VMware, a virtualisation and cloud infrastructure solutions provider, recently commissioned Forrester Consulting and ITR to conduct a study about the state of cloud computing adoption in the Asia Pacific region with Japan (APJ). The study results were compiled into the third annual VMware Cloud Index and included responses from 6,500 IT professionals across the 11 countries in the region, including Australia, China, India, Japan, Malaysia, Singapore, Thailand, South Korea, Indonesia, Hong Kong and Taiwan.

The study showed that 80 percent of respondents are considering expanding their business this year up to 2013. With this business optimism despite the global economic concerns, VMware said that this response indicates that there are significant business opportunities as cloud services remain a priority.

VMware also noted a 10 percent increase in the adoption of cloud in the region as 42 percent of respondents said they have a related cloud computing initiative in their organisations. Thirty-three percent of respondents said they didn't have a cloud computing initiative in place, but are planning to implement one while another 80 percent of these who have plans are planning to implement a cloud initiative within the next 18 months.

Business benefits  

"The VMware Cloud Index 2012 indicates clear progress - and a new era - of IT transformation in the Asia Pacific region," said Andrew Dutton, senior vice president and general manager, VMware Asia Pacific and Japan.

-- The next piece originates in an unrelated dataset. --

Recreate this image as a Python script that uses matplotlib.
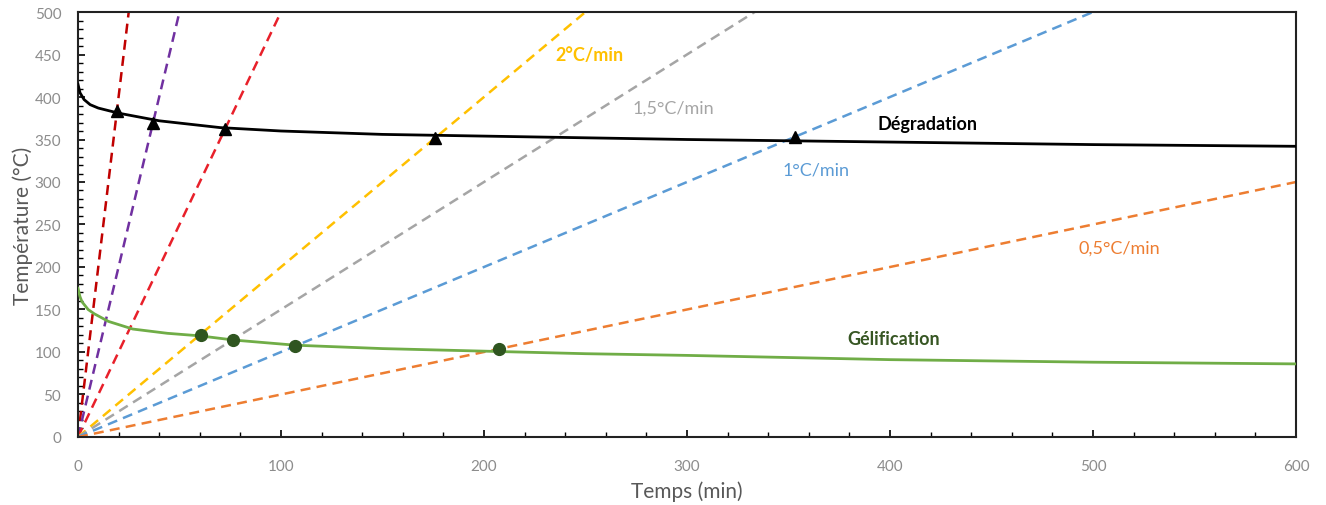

Sixty-nine percent of the respondents said they consider desktop virtualisation as part of their broader cloud initiative as respondents noted the benefits of the technology in their organisations. Seventy-one percent said cloud computing has made their jobs "less complex" while 68 percent of respondents said cloud computing keeps them ahead of competition.

VMware also noted a new level of maturity among organisations in the region as 83 percent of respondents said that cloud helps them empower their businesses by simplifying access to IT resources.

Dutton added that given this readiness of the region to adopt cloud services, VMWare is ready to support the industries in the region.

The organisations' readiness to adopt cloud services is further indicated by the resources they have already put in their organisation. Sixty-seven percent of respondents said they already have the skills and the infrastructure needed to manage a private cloud infrastructure.


The study also noted a shift in the decision-making powers in the organisation. While CEOs are still considered as the decision-makers when it comes to cloud purchase decisions, the study noted a six-percent drop in responses that the CEOs are the main decision-making process. Only 52 percent of respondents said this task is still the task of the CEO. In contrast, 44 percent of this year's respondents said that the CIO is the final decision-maker for cloud purchases, up from 39 percent in 2011 and 35 percent in 2010.